> What you will do
Only the lines from the start of the data below through the line that contains "from matplotlib.lines import Line2D" are to be copied, exactly and without pictures.

┏━━

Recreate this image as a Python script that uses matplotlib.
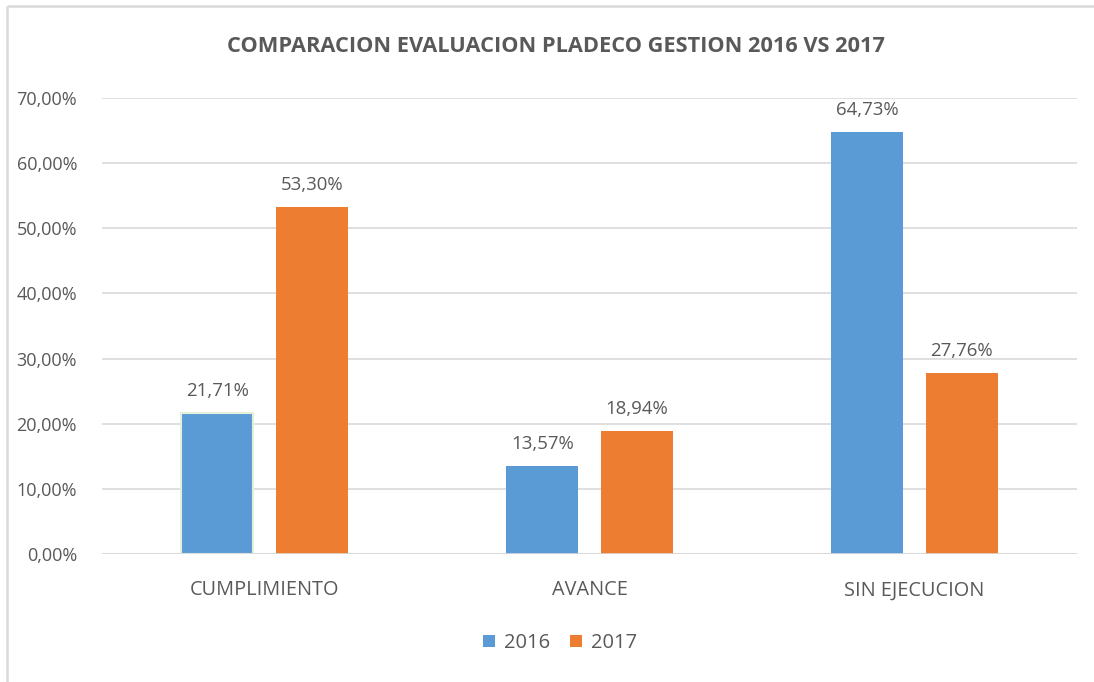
import matplotlib
matplotlib.use("Agg")
import matplotlib.pyplot as plt
import numpy as np
from matplotlib.patches import Patch
from matplotlib.lines import Line2D

categories = ["CUMPLIMIENTO", "AVANCE", "SIN EJECUCION"]
series_names = ["2016", "2017"]
values_2016 = [21.71, 13.57, 64.73]
values_2017 = [53.30, 18.94, 27.76]
yticks = [0, 10, 20, 30, 40, 50, 60, 70]

plt.rcParams['font.family'] = ['Open Sans', 'DejaVu Sans']
text_color = "#595959"
c2016 = "#5B9BD5"
c2017 = "#ED7D31"

fig = plt.figure(figsize=(10.94, 6.82), dpi=100)
W, H = 1094, 682
ax = fig.add_axes([102 / W, 1 - 554 / H, (1077 - 102) / W, (554 - 98) / H])

x = np.arange(len(categories))
bw = 0.222
off = 0.145
b1 = ax.bar(x - off, values_2016, bw, color=c2016, zorder=3)
b2 = ax.bar(x + off, values_2017, bw, color=c2017, zorder=3)
b1[0].set_edgecolor("#E2EFD9")
b1[0].set_linewidth(1.5)

for bars, vals in ((b1, values_2016), (b2, values_2017)):
    for b, v in zip(bars, vals):
        ax.text(b.get_x() + b.get_width() / 2, v + 2.0, f"{v:.2f}%".replace(".", ","),
                ha="center", va="bottom", fontsize=13.4, color=text_color)

ax.set_xlim(-0.5, 2.5)
ax.set_ylim(0, 70)
ax.set_yticks(yticks)
ax.set_yticklabels([f"{t:.2f}%".replace(".", ",") for t in yticks])
ax.set_xticks(x)
ax.set_xticklabels(categories)
ax.tick_params(axis="both", length=0, labelcolor=text_color)
ax.tick_params(axis="y", labelsize=13, pad=18)
ax.tick_params(axis="x", labelsize=14.3, pad=19)
ax.grid(axis="y", color="#D9D9D9", linewidth=1.2, zorder=0)
for s in ax.spines.values():
    s.set_visible(False)
ax.axhline(0, color="#D9D9D9", linewidth=1.2, zorder=4)

fig.text(556 / W, 1 - 47 / H, "COMPARACION EVALUACION PLADECO GESTION 2016 VS 2017",
         ha="center", va="center", fontsize=15.7, fontweight="bold", color=text_color)

handles = [Patch(facecolor=c2016), Patch(facecolor=c2017)]
fig.legend(handles=handles, labels=series_names, loc="center",
           bbox_to_anchor=(560 / W, 1 - 643 / H), ncol=2, frameon=False,
           fontsize=14.5, labelcolor=text_color, handlelength=0.6, handleheight=0.6,
           handletextpad=0.45, columnspacing=1.0)

fig.lines.append(Line2D([7 / W, 7 / W], [0, 1 - 6 / H], transform=fig.transFigure,
                        color="#D9D9D9", linewidth=1.8, solid_capstyle="butt"))
fig.lines.append(Line2D([7 / W, 1.01], [1 - 6 / H, 1 - 6 / H], transform=fig.transFigure,
                        color="#D9D9D9", linewidth=1.8, solid_capstyle="butt"))

fig.savefig("out.png", dpi=100)
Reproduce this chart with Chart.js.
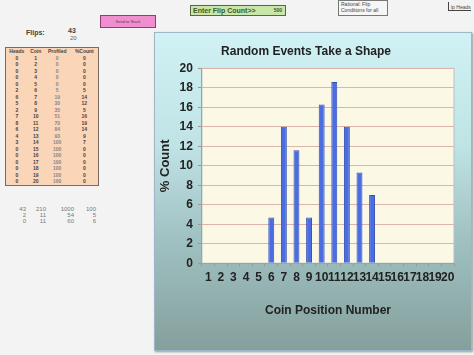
<!DOCTYPE html>
<html>
<head>
<meta charset="utf-8">
<script src="https://cdn.jsdelivr.net/npm/chart.js@4.4.1/dist/chart.umd.min.js"></script>
<style>
  html, body { margin: 0; padding: 0; }
  body { width: 474px; height: 355px; background: #f3f3f3; position: relative; overflow: hidden;
         font-family: "Liberation Sans", Arial, sans-serif; }
  .abs { position: absolute; }
  #chartBox { left: 154px; top: 32px; width: 316px; height: 317px; border: 1px solid #9fb6c9;
              background: linear-gradient(#d0f2f5 0%, #c0e3e6 35%, #a0c1c2 65%, #84a09d 100%);
              box-shadow: 1px 1px 2px #999; }
  #table { left: 5px; top: 47px; width: 92px; height: 137px; background: #fbd5b8;
           border: 1px solid #7a6a60; font-size: 5px; font-weight: bold; color: #444; }
  #table table { border-collapse: collapse; width: 100%; }
  #table td { text-align: center; height: 6.5px; line-height: 6.5px; padding: 0; }
  .tiny { font-size: 6px; color: #777; }
</style>
</head>
<body>
<div class="abs" style="left:100px;top:15px;width:54px;height:11px;background:#f08fd0;border:1px solid #8a4070;font-size:4px;line-height:11px;text-align:center;color:#603050">Send to Stack</div>
<div class="abs" style="left:190px;top:5px;width:92px;height:9px;background:#c8e6a8;border:1px solid #556b3a;font-size:7px;line-height:9px;font-weight:bold;color:#3b5a2a;padding-left:2px">Enter Flip Count&gt;&gt; <span style="float:right;padding-right:3px;font-size:5px">500</span></div>
<div class="abs" style="left:338px;top:0px;width:46px;height:14px;background:#f6f6f6;border:1px solid #777;font-size:5px;color:#444;padding-left:2px">Rational: Flip<br>Conditions for all</div>
<div class="abs" style="left:448px;top:2px;font-size:5px;color:#444;border-left:1px solid #444;border-bottom:1px solid #444;padding:2px 0 0 2px">ip Heads</div>
<div class="abs" style="left:26px;top:29px;font-size:7px;font-weight:bold;color:#444">Flips:</div>
<div class="abs" style="left:68px;top:27px;font-size:7px;font-weight:bold;color:#444">43</div>
<div class="abs" style="left:70px;top:35px;font-size:6px;color:#666">20</div>
<div id="table" class="abs"><table id="tbl"></table></div>
<div class="abs tiny" style="left:14px;top:206px;line-height:6px;text-align:right;width:12px">43<br>2<br>0</div>
<div class="abs tiny" style="left:36px;top:206px;line-height:6px;text-align:right;width:10px">210<br>11<br>11</div>
<div class="abs tiny" style="left:60px;top:206px;line-height:6px;text-align:right;width:14px">1000<br>54<br>60</div>
<div class="abs tiny" style="left:84px;top:206px;line-height:6px;text-align:right;width:12px">100<br>5<br>6</div>

<div id="chartBox" class="abs"><canvas id="chart"></canvas></div>

<script>
// chart data
const coinPositions = ["1","2","3","4","5","6","7","8","9","10","11","12","13","14","15","16","17","18","19","20"];
const percentCount = [0, 0, 0, 0, 0, 4.7, 14, 11.6, 4.7, 16.3, 18.6, 14, 9.3, 7, 0, 0, 0, 0, 0, 0];
const yTicks = [0, 2, 4, 6, 8, 10, 12, 14, 16, 18, 20];

// spreadsheet table next to the chart
const heads = [0, 0, 0, 0, 0, 2, 6, 5, 2, 7, 8, 6, 4, 3, 0, 0, 0, 0, 0, 0];
const profiled = [0, 0, 0, 0, 0, 5, 19, 30, 35, 51, 70, 84, 93, 100, 100, 100, 100, 100, 100, 100];
const pctRounded = [0, 0, 0, 0, 0, 5, 14, 12, 5, 16, 19, 14, 9, 7, 0, 0, 0, 0, 0, 0];

let rows = '<tr><td>Heads</td><td>Coin</td><td>Profiled</td><td>%Count</td></tr>';
for (let i = 0; i < coinPositions.length; i++) {
    rows += '<tr><td>' + heads[i] + '</td><td>' + coinPositions[i] + '</td><td style="color:#888">' +
        profiled[i] + '</td><td>' + pctRounded[i] + '</td></tr>';
}
document.getElementById('tbl').innerHTML = rows;

// cream plot area background
const plotBg = {
    id: 'plotBg',
    beforeDraw(chart) {
        const a = chart.chartArea, c = chart.ctx;
        c.save();
        c.fillStyle = '#fbf8e5';
        c.fillRect(a.left, a.top, a.right - a.left, a.bottom - a.top);
        c.strokeStyle = '#b5c2c2';
        c.lineWidth = 1;
        c.strokeRect(a.left, a.top, a.right - a.left, a.bottom - a.top);
        c.restore();
    }
};

const ctx = document.getElementById('chart').getContext('2d');
new Chart(ctx, {
    type: 'bar',
    data: {
        labels: coinPositions,
        datasets: [{
            label: '% Count',
            data: percentCount,
            backgroundColor: '#4a6de2',
            borderColor: '#3550b5',
            borderWidth: 1,
            barPercentage: 0.47,
            categoryPercentage: 1
        }]
    },
    options: {
        responsive: true,
        maintainAspectRatio: false,
        animation: false,
        layout: { padding: { left: 3, right: 17, top: 0, bottom: 28 } },
        plugins: {
            legend: { display: false },
            tooltip: { enabled: false },
            title: {
                display: true,
                text: 'Random Events Take a Shape',
                color: '#222',
                font: { family: 'Liberation Sans', size: 12, weight: 'bold' },
                padding: { top: 11, bottom: 10 }
            }
        },
        scales: {
            y: {
                min: 0,
                max: 20,
                afterBuildTicks(axis) { axis.ticks = yTicks.map(v => ({ value: v })); },
                ticks: { color: '#222', font: { family: 'Liberation Sans', size: 12, weight: 'bold' }, padding: 5 },
                grid: { color: '#dbb6a8', tickLength: 4, tickColor: '#999' },
                border: { color: '#9aa5a5' },
                title: {
                    display: true,
                    text: '% Count',
                    color: '#222',
                    font: { family: 'Liberation Sans', size: 13, weight: 'bold' },
                    padding: { top: 0, bottom: 1 }
                }
            },
            x: {
                ticks: { color: '#222', autoSkip: false, maxRotation: 0, font: { family: 'Liberation Sans', size: 12, weight: 'bold' }, padding: 4 },
                grid: { drawOnChartArea: false, tickLength: 3, color: '#999' },
                border: { color: '#9aa5a5' },
                title: {
                    display: true,
                    text: 'Coin Position Number',
                    color: '#222',
                    font: { family: 'Liberation Sans', size: 12, weight: 'bold' },
                    padding: { top: 15 }
                }
            }
        }
    },
    plugins: [plotBg]
});
</script>
</body>
</html>
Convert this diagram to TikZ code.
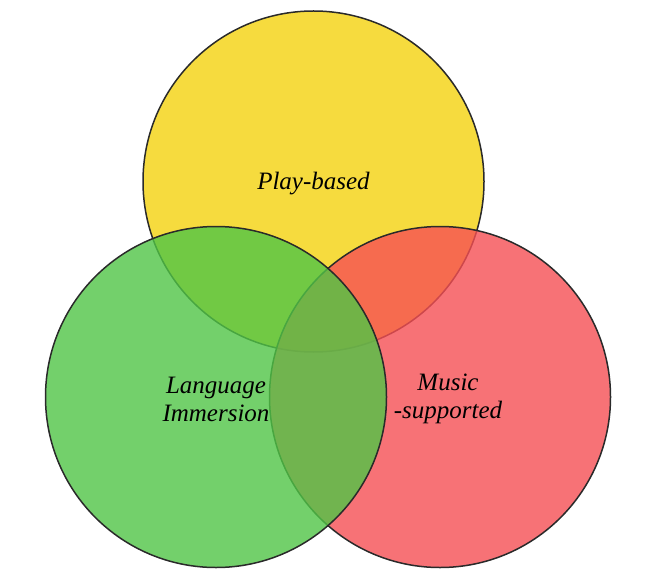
\documentclass[tikz,border=0pt]{standalone}
\usepackage{fontspec}
\setmainfont{Liberation Serif}
\definecolor{cyel}{HTML}{F4D30E}
\definecolor{cgrn}{HTML}{50C546}
\definecolor{cred}{HTML}{F64F54}
\definecolor{cline}{HTML}{2A2A2A}
\begin{document}
\begin{tikzpicture}[x=1pt,y=-1pt,
  setc/.style={draw=cline,line width=1.5pt,fill opacity=0.8},
  lab/.style={font=\fontsize{25}{28}\selectfont\itshape,align=center,text=black}]
\useasboundingbox (0,0) rectangle (652,577);
\fill[white] (0,0) rectangle (652,577);
\path[setc,fill=cyel] (313.5,181.5) circle[radius=170.5];
\path[setc,fill=cred] (440,397) circle[radius=170.5];
\path[setc,fill=cgrn] (216,397) circle[radius=170.5];
\node[lab] (play) at (313.5,183.5) {Play-based};
\node[lab] (lang) at (216,399) {Language\\Immersion};
\node[lab] (music) at (448,399) {Music\\-supported};
\end{tikzpicture}
\end{document}
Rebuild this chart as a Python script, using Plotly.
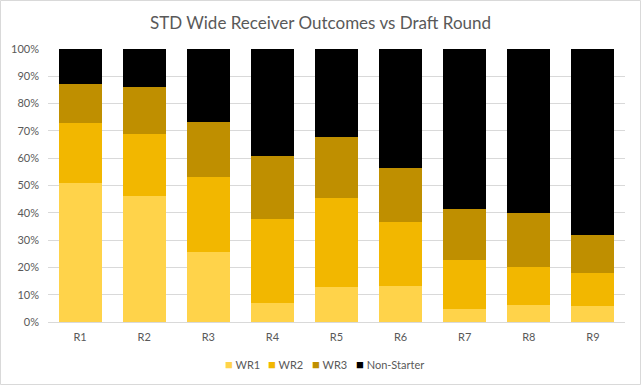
import plotly.graph_objects as go

rounds = ["R1", "R2", "R3", "R4", "R5", "R6", "R7", "R8", "R9"]
wr1 = [51.0, 46.0, 25.7, 7.1, 12.9, 13.3, 4.9, 6.3, 6.0]
wr2 = [22.0, 23.0, 27.5, 30.7, 32.6, 23.4, 17.9, 13.9, 12.0]
wr3 = [14.0, 17.2, 20.1, 23.1, 22.3, 19.8, 18.7, 19.8, 14.0]
non_starter = [13.0, 13.8, 26.7, 39.1, 32.2, 43.5, 58.5, 60.0, 68.0]

series = [
    ("WR1", wr1, "#FFD34A"),
    ("WR2", wr2, "#F2B700"),
    ("WR3", wr3, "#BF8F00"),
    ("Non-Starter", non_starter, "#000000"),
]

fig = go.Figure()
for name, vals, col in series:
    fig.add_trace(go.Bar(x=rounds, y=vals, name=name, showlegend=False,
                         marker=dict(color=col, line=dict(width=0))))

W, H = 641, 385
ml, mr, mt, mb = 48, 16, 49, 63
pw = W - ml - mr
ph = H - mt - mb

def px_x(p):
    return (p - ml) / pw

def px_y(p):
    return (H - mb - p) / ph

legend_x = [223, 266, 310, 354]
annotations = []
for (name, vals, col), lx in zip(series, legend_x):
    annotations.append(dict(
        xref="paper", yref="paper", x=px_x(lx), y=px_y(364), xanchor="left", yanchor="middle",
        showarrow=False,
        text=f"<span style='color:{col};font-size:13px'>■</span> {name}",
        font=dict(size=11, color="#595959")))

fig.update_layout(
    width=W, height=H,
    barmode="stack", barnorm="percent", bargap=0.33,
    margin=dict(l=ml, r=mr, t=mt, b=mb, autoexpand=False),
    paper_bgcolor="white", plot_bgcolor="white",
    font=dict(family="Lato, 'Open Sans', sans-serif", size=11, color="#595959"),
    title=dict(text="STD Wide Receiver Outcomes vs Draft Round", x=0.5, xanchor="center",
               y=1 - 23 / H, yanchor="middle",
               font=dict(size=17, color="#595959")),
    showlegend=False,
    annotations=annotations,
    xaxis=dict(showgrid=False, showline=True, linecolor="#D9D9D9", ticks="",
               ticklabelstandoff=5,
               tickfont=dict(size=11, color="#595959"), automargin=False),
    yaxis=dict(range=[0, 100], dtick=10, ticksuffix="%", gridcolor="#D9D9D9",
               showline=False, zeroline=False, automargin=False, ticklabelstandoff=8,
               tickfont=dict(size=11, color="#595959")),
    hovermode=False,
    shapes=[dict(type="rect", xref="paper", yref="paper",
                 x0=px_x(0.5), x1=px_x(W - 0.5),
                 y0=px_y(H - 0.5), y1=px_y(0.5),
                 line=dict(color="#D9D9D9", width=1))],
)

fig.write_html("out.html", config={"displayModeBar": False},
               post_script="document.body.style.margin='0';")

┗━━

> Output for this task
Recreate this image as a Python script that uses matplotlib.
import matplotlib
matplotlib.use("Agg")
import matplotlib.pyplot as plt
import numpy as np
from matplotlib.patches import Patch
from matplotlib.lines import Line2D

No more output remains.